Briefly stated facts are that during the scrutiny of assessment of the income of the assessee for the AY 2011-12 AO found that the assessee earned dividend income of Rs. 1,14,43,698/- and Long Term Capital Gain of Rs. 3,42,23,771/- and while working out the disallowability of the expenses, AO estimated the same at Rs. 8,61,941/-. So also the AO found that the assessee debited a sum of Rs. 15,85,829/- in the profit and loss account on account of land leveling charges which the AO categorized as capital expenses and disallowed the same.

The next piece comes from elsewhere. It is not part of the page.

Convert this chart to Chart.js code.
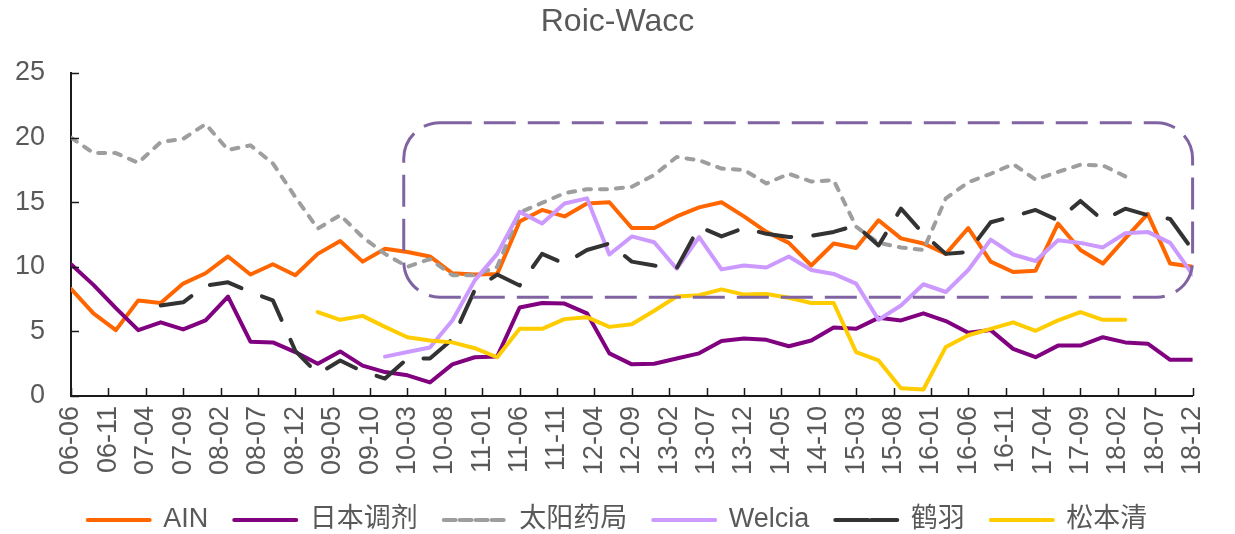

Simultaneously AO initiated penalty proceedings u/s 271(1)(c ) of the Income Tax Act (for short called as the “Act”) and concluded them by way of order dated 30.06.2014 with the levy of the penalty of Rs. 8,31,997/- .
In the appeal Ld. CIT (A) confirmed the same on the ground that in spite of the AO granting two opportunities to the assessee as to why the penalty shall not be imposed and also in view of the fact that the assessee did not challenge the additions before the Ld.CIT (A).
It is the argument of the Ld. AR that disallowing expenses cannot automatically lead to the conclusion that penalty proceedings have to be initiated. According to the Ld. AR all the particulars were fully and truly furnished to the AO and the Department did not unearth anything which was not furnished by the assessee, during the assessment proceedings.
Ld. DR vehemently relied upon the authorities below. The facts in this case are admitted. It is not the case of the Revenue that they found anything new during the assessment proceedings that was not produced by the assessee along with the return of income. It is only the disallowance of some expenses that prompting the AO to initiate the proceedings u/s 271(1)(c ) of the Act. When once all the particulars are truly and fully furnished and were available before the AO mere disallowance will not lead to the initiation of penalty proceedings. While making the distinction between false claim and wrong claim, we are of the considered opinion that in this matter there is no false claim that was preferred by the assessee and it is only the treatment the AO had given to the expenses that lead to the additions. While respectfully following the ratio of the Hon’ble Supreme Court in CIT vs. Reliance Petro Chemicals 332 ITR 158 (SC), we hold that penalty in this matter cannot be sustained. With this view of the matter, we delete the penalty.
In the result, the appeal of the assessee is allowed.